** start **

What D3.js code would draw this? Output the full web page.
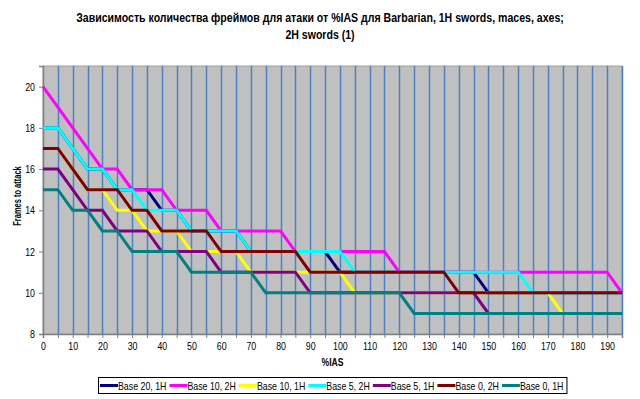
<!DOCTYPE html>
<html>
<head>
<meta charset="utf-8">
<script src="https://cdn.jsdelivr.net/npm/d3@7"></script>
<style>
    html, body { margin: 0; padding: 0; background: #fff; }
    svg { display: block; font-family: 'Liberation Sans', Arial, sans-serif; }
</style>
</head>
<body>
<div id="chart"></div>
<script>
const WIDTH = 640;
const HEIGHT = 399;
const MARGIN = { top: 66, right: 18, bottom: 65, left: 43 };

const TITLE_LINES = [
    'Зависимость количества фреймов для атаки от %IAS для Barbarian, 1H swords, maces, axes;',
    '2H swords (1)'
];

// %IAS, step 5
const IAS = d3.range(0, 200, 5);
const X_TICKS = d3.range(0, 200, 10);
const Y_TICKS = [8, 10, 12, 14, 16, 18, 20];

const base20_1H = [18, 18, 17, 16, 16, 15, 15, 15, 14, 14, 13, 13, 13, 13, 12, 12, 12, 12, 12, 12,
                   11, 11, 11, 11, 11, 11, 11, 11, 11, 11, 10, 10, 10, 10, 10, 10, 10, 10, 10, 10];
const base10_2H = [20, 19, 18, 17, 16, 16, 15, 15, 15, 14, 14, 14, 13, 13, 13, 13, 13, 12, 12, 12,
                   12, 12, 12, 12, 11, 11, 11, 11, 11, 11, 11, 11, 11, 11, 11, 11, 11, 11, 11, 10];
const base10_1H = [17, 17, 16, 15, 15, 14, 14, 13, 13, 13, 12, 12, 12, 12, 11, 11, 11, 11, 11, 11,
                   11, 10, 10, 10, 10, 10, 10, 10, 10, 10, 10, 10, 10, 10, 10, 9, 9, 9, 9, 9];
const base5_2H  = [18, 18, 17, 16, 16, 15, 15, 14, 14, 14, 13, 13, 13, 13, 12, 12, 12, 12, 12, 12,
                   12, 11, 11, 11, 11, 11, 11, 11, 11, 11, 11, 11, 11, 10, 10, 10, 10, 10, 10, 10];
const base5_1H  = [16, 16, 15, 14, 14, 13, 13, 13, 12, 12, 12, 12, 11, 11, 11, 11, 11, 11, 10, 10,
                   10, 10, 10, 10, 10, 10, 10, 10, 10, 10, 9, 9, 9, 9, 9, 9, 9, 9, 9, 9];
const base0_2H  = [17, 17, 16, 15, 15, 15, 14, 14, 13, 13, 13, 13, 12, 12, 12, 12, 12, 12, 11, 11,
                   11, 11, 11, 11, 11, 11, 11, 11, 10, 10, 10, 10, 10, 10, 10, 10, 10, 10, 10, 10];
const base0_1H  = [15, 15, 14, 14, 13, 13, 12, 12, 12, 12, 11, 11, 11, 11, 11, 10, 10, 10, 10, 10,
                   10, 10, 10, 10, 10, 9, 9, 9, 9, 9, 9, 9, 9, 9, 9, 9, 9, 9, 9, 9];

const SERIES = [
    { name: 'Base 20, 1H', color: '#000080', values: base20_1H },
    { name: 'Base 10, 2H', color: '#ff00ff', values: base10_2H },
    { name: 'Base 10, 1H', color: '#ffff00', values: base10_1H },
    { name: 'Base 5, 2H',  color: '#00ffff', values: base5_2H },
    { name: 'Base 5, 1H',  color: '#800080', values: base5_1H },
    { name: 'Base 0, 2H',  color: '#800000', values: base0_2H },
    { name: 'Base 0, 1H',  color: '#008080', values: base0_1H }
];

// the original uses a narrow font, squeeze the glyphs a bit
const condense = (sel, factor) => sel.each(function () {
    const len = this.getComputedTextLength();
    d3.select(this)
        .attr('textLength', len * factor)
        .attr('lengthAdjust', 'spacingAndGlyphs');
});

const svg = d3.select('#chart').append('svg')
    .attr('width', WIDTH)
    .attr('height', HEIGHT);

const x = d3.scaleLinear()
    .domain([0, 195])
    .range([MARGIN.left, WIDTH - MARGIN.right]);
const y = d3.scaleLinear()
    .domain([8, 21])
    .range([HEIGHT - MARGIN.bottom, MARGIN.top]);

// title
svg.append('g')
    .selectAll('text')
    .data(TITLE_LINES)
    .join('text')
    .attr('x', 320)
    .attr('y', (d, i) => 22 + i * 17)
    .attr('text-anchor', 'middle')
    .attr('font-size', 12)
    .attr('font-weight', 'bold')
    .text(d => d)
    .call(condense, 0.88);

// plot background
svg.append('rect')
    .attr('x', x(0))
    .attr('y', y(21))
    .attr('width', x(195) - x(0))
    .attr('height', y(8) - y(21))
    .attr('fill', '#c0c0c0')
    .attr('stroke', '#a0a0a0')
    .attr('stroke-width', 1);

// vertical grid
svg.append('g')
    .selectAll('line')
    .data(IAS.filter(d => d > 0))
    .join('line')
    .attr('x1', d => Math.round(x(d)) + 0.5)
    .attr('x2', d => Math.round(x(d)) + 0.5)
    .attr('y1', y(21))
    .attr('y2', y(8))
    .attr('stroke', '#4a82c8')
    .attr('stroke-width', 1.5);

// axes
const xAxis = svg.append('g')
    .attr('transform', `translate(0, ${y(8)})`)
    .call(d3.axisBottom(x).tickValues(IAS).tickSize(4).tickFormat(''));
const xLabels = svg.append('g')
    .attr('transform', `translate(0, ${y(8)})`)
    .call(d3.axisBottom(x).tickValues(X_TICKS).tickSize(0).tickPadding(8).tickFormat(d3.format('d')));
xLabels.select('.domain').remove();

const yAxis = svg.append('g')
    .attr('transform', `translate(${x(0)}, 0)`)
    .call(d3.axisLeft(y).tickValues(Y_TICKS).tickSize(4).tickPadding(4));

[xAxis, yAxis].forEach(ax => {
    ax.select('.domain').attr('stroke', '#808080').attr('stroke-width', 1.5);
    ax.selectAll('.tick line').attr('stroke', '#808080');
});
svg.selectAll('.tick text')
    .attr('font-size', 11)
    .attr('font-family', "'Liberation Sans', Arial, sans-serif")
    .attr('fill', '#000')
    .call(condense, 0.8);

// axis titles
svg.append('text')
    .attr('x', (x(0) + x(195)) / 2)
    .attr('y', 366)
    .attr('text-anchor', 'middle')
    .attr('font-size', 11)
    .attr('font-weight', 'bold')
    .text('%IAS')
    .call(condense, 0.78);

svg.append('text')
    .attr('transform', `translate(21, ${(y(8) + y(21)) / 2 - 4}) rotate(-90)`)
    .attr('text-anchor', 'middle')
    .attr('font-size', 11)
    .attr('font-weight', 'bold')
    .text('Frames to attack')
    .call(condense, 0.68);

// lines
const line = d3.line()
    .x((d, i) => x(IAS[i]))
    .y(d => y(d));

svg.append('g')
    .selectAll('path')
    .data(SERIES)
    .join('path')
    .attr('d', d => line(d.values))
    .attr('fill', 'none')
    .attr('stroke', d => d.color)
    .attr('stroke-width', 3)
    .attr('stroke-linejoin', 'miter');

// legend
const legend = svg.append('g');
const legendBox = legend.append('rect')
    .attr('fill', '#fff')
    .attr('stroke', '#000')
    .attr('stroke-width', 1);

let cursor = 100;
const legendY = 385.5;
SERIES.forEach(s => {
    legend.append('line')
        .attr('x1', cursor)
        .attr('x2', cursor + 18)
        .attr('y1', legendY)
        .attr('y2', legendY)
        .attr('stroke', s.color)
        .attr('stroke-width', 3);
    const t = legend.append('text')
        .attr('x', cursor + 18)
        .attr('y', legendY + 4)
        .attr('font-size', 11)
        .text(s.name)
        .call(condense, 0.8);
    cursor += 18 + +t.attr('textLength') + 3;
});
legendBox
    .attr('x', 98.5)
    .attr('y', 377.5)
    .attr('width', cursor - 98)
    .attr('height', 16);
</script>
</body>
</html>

** end **

Pull out all lines of the data with the string "this".

What D3.js code would draw this? Output the full web page.
    const len = this.getComputedTextLength();
    d3.select(this)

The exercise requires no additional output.